Q: You've written that people should be more adventuresome in their wine choices.

A:  There are all sorts of wines that go with all sorts of foods.  We don't always have to drink what's recommended by experts.

Q:  Experts like wine writers, for example?

A:  Experts just recommend what they think they should recommend, but there are so many other possibilities.  We usually think of white wine with fish for example, but I recently had salmon with black bean sauce that needed a red wine.  That black bean sauce just cried out for red wine flavors.  Another example: We don't necessarily think of aged Riesling as a food wine, but it can be wonderful with food.  I was visiting (German wine producer) JJ Prum a few years ago, and he drank his Riesling with everything, including roast deer with sour cream.  Now that was an unexpected combination, but it was delicious!

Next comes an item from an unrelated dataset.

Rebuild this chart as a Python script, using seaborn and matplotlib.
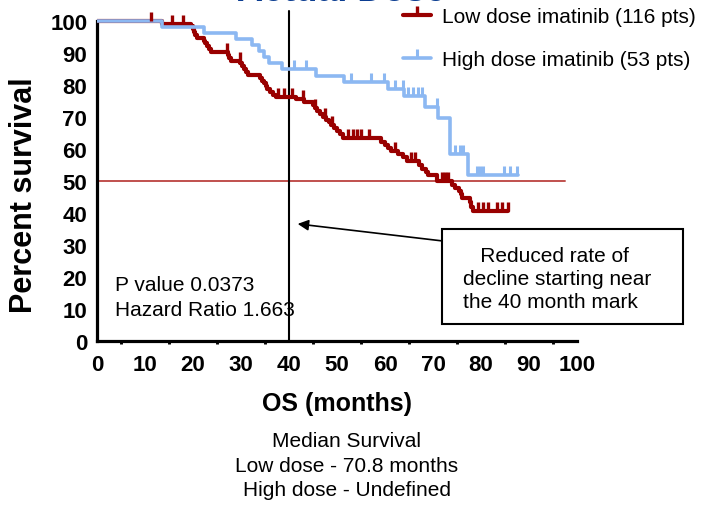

Q: You are one of the few people I know who is equally interested in and knowledgeable about both food and wine.  Most people have a passion for one more than the other. Take, for example, your riff  (in the Corti Bros. newsletter, Fall 2005) on the differences between salt cod and stockfish (bacalà, bacalao, brandade, stoccafisso, etc.), a product that you describe as not a 'fast food,' but most definitely a 'slow food.'  But there's a food that's challenging to pair with wine!  Years ago I was served a Mediterranean dish that featured salt cod with potatoes and olives.  The dish itself was great, but the Chardonnay that was served with it developed a metallic taste when juxtaposed with the fish.

A: Salted fish turns white wine bitter.  You want a very light red wine with it. One of those fine little reds from Portugal would be good -- a red Vinho Verde. The French have a lovely way of describing wines that are good with food: frais et goulyant, they call them, 'fresh and gulpable."